Generasi Z mungkin tidak akrab dengan singkatan TTM ini, padahal kalau ditanyakan kepada mereka yang usianya kini di atas 50 tahunan, pasti dia mung mesam-mesem karena mengalami secara langsung betapa sering boncengke wae , lama-lama  menjadi TTM.

Sekarang sih lihat orang berbocengan sepeda motor seliweran ke kampung-kampung tidak akan (automatis) orang menduduh TTM berhubung banyaknya ojek dan gojek sekarang ini.

Amicus Curiae

Apakah proses peradilan sengketa Pilpres 2024  di Mahkamah Konsitusi (MK) kemarin itu menyisakan amicus curiae menjadi TTM untuk pihak-pihak tertentu? Atas nama profesionalitas masing-masing pihak, terutama pihak MK, indikasi TTM pastilah sangat-sangat dijauhkan.

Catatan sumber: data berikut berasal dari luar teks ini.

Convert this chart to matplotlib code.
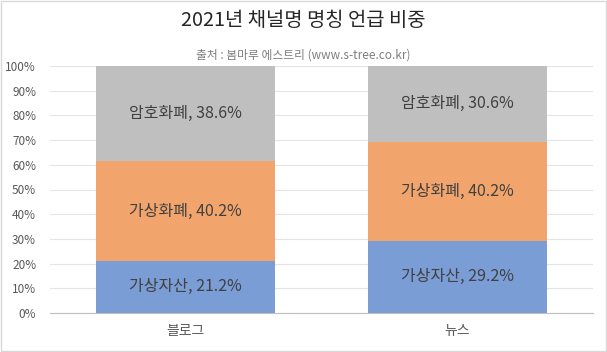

Untuk mengukur derajat profesionalitas ini, justru dalam hari-hari dalam pekan  ini masyarakat dapat mendeteksinya. Adakah komentar, analisis, teriakan, atau bahkan nyinyir-nyinyiran terkait putusan MK ataukah pada akhirnya semua pihak “Kembali normal” sesuai dengan amanat keputusan MK.

Saat inilah MK dapat memilih tokoh-tokoh paling professional untuk menjadi sahabat MK: amicus populi MK, sebagaimana zaman dulu ada sahabat penduduk Rumawi.

MK berada di atas angin saat ini, dan ke depan tetap harus benar-benar menjadi penjaga gawang konstitusi, terjauhkan dari kesan TTM dengan pihak mana pun dan siapa pun.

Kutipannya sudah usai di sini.